DETROIT -- Sometime during the upcoming regular season, the back-to-back Stanley Cup champion Pittsburgh Penguins will be honored at the White House and have an audience with President Donald Trump.
It has become a tradition to have the reigning championship team of each of the four major professional sports leagues meet with the U. S. President.
However, what was always a low key, but fun affair (I covered the Red Wings' White House visit with President Clinton in 1998), suddenly became a political topic of discussion last week when President Trump rescinded the Golden State Warriors' invitation after superstar guard Steph Curry said he was opposed to the Warriors' visit.
Coupled with the president's remarks about what NFL owners should do to their players who kneel during the national anthem - which led to a league-wide show of solidarity by players and many owners on Sunday - the world of athletics has been thrown smack into the middle of the political stage.
Enter Wings defenseman Trevor Daley, a Toronto native who is also black.
Daley signed as a free agent with the Wings in July after being a member of the Penguins' back-to-back Stanley Cup teams.
And since the Penguins announced they would accept their White House invitation, Daley was asked if he would be a part of the Penguins' ensemble in Washington D.C.
"No," Daley said. "I'm not sure when they're going. I haven't really been following that too much. I really don't know how to comment on it. If I was a part of that team, I'd be doing whatever the team's doing."
Being a Canadian, Daley was hesitant to comment on what is going on between Trump and the NFL.
"I think everybody is entitled to their own voice," Daley said. "It's just something that I'm not into, that politics stuff. I like to play hockey. I'm good at that, so I try to stick to what I'm good at."
He does realize that hockey has an issue with diversity and he would like to see more black players, but he is encouraged when he looks at hockey's next generation of players; he sees a more diverse collection of athletes.
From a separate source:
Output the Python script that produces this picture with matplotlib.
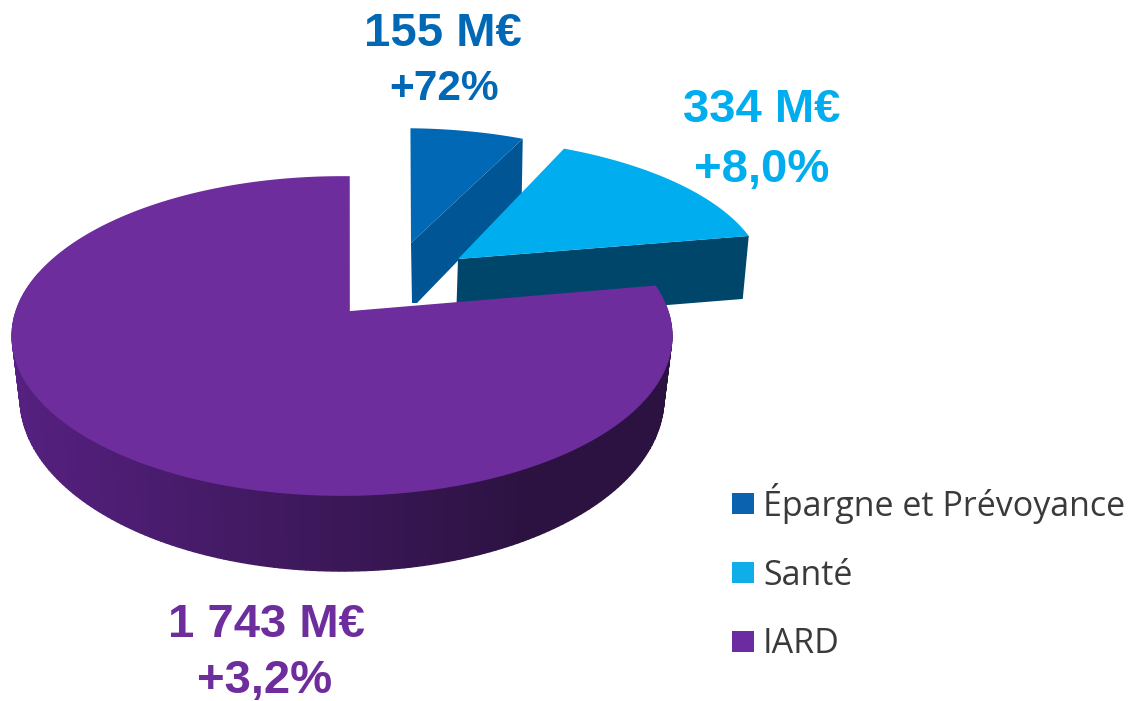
import matplotlib as mpl
import numpy as np
mpl.use('Agg')
import matplotlib.pyplot as plt
from matplotlib.patches import Polygon, Rectangle
from matplotlib.colors import to_rgb

categories = ['Épargne et Prévoyance', 'Santé', 'IARD']
values = [155, 334, 1743]
amount_labels = ['155 M€', '334 M€', '1 743 M€']
growth_labels = ['+72%', '+8,0%', '+3,2%']

top_colors = ['#0068B4', '#00ADEE', '#6E2D9D']
side_colors = ['#005595', '#00466A']
legend_colors = ['#0B62AE', '#0FAEE8', '#6A2CA0']

W, H = 1135, 701
plt.rcParams['font.family'] = ['Liberation Sans', 'DejaVu Sans']

fig = plt.figure(figsize=(W / 100, H / 100), dpi=100)
ax = fig.add_axes([0, 0, 1, 1])
ax.set_xlim(0, W)
ax.set_ylim(H, 0)
ax.axis('off')

# slice angles, clockwise from 12 o'clock
start_angle = 1.4
angles = start_angle + np.concatenate([[0], np.cumsum(values)]) / sum(values) * 360


def rim(a0, a1, apex, sx=1.0, sy=1.0, off=-7.0, n=200):
    # perspective view of the disc rim, relative to the slice apex
    t = np.radians(np.linspace(a0, a1, n))
    k = 0.151
    x = 326 * np.sin(t) / (1 + k * np.cos(t))
    y = -155.4 * np.cos(t) / (1 + k * np.cos(t))
    return np.column_stack([apex[0] + sx * x + off, apex[1] + sy * y])


# blue slice
apex = (411, 243)
pts = rim(angles[0], angles[1], apex, sx=0.93, sy=0.85)
end = pts[-1]
ax.add_patch(Polygon([apex, end, (end[0] - 1, end[1] + 56), (417, 303), (412, 303)],
                     fc=side_colors[0], ec='none', zorder=2))
ax.add_patch(Polygon(np.vstack([[apex], pts]), fc=top_colors[0], ec='none', zorder=3))

# cyan slice
apex = (458, 259)
pts = rim(angles[1], angles[2], apex, sx=0.995, sy=0.9, off=-21)
end = pts[-1]
ax.add_patch(Polygon([apex, end, (end[0] - 6, end[1] + 63), (456, 322)],
                     fc=side_colors[1], ec='none', zorder=4))
ax.add_patch(Polygon(np.vstack([[apex], pts]), fc=top_colors[1], ec='none', zorder=5))

# purple slice, side shaded left to right (only the front part shows)
apex = (349, 312)
pts = rim(angles[2], angles[3], apex)
side = rim(85, 285, apex)
low = np.column_stack([342 + (side[:, 0] - 342) * 0.976, 398 + (side[:, 1] - 336) * 1.088])
c_left = np.array(to_rgb('#55207F'))
c_right = np.array(to_rgb('#2B1240'))
for i in range(len(side) - 1):
    f = np.clip((side[i, 0] - 20) / 520, 0, 1)
    col = c_left + (c_right - c_left) * f
    ax.add_patch(Polygon([side[i], side[i + 1], low[i + 1], low[i]],
                         fc=col, ec=col, lw=1.0, zorder=6))
ax.add_patch(Polygon(np.vstack([[apex], pts]), fc=top_colors[2], ec=top_colors[2], lw=1.2, zorder=7))

# value labels
amount_pos = [(443, 46), (762, 122), (266, 637)]
growth_pos = [(444, 100), (762, 182), (265, 693)]
growth_size = [30.5, 34, 34]
for i in range(3):
    ax.text(amount_pos[i][0], amount_pos[i][1], amount_labels[i], color=top_colors[i],
            fontsize=34, fontweight='bold', ha='center', va='baseline', zorder=9)
    ax.text(growth_pos[i][0], growth_pos[i][1], growth_labels[i], color=top_colors[i],
            fontsize=growth_size[i], fontweight='bold', ha='center', va='baseline', zorder=9)

# legend
legend_y = [504, 573, 642]
legend_base = [516, 585, 653]
for i in range(3):
    ax.add_patch(Rectangle((732, legend_y[i] - 11), 22, 21, fc=legend_colors[i], ec='none'))
    ax.text(763, legend_base[i], categories[i], color='#3A3A3A', fontsize=24.5,
            family=['Open Sans', 'DejaVu Sans'], ha='left', va='baseline', zorder=9)

plt.savefig('out.png', dpi=100)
When Daly was asked what he would say to black hockey fans, especially in Detroit, a predominantly black city, about the Penguins choosing to go to the White House, his answer was honest and heartfelt.
"I feel that hockey players, we do what we're told a lot and yeah, if the team wants us to do something, we're going to do it regardless of what your faiths are," Daley said. "When you win a Stanley Cup, I guess part of winning the Cup is to go visit the White House, regardless of who's there that you like or you dislike.
"There's a whole part of going into the White House that's pretty cool. We got to do it last year. It was an amazing experience, going to the White House and just seeing the everyday activities that go on there. It was a pretty cool experience just to say you went to the White House.
"As a champion, part of being a champion is you go to the White House. I think that's a tradition around the league in sports. I think that's why those guys (the Penguins) decided to go.
"I've already been, so I don't know if it would mean that much this time. To go and leave my team, to have a day away from them - I'm on a different team now. It's kind of like a different situation.
"I'm going to the ring ceremony in a couple of days. This year, I'm just going to do the ring thing. If it did work out (his schedule allowing him to go to the White House), I don't know. I would have to discuss it with the Red Wings first and then go from there."
Daley said the ring ceremony will be held next Monday, Oct. 2.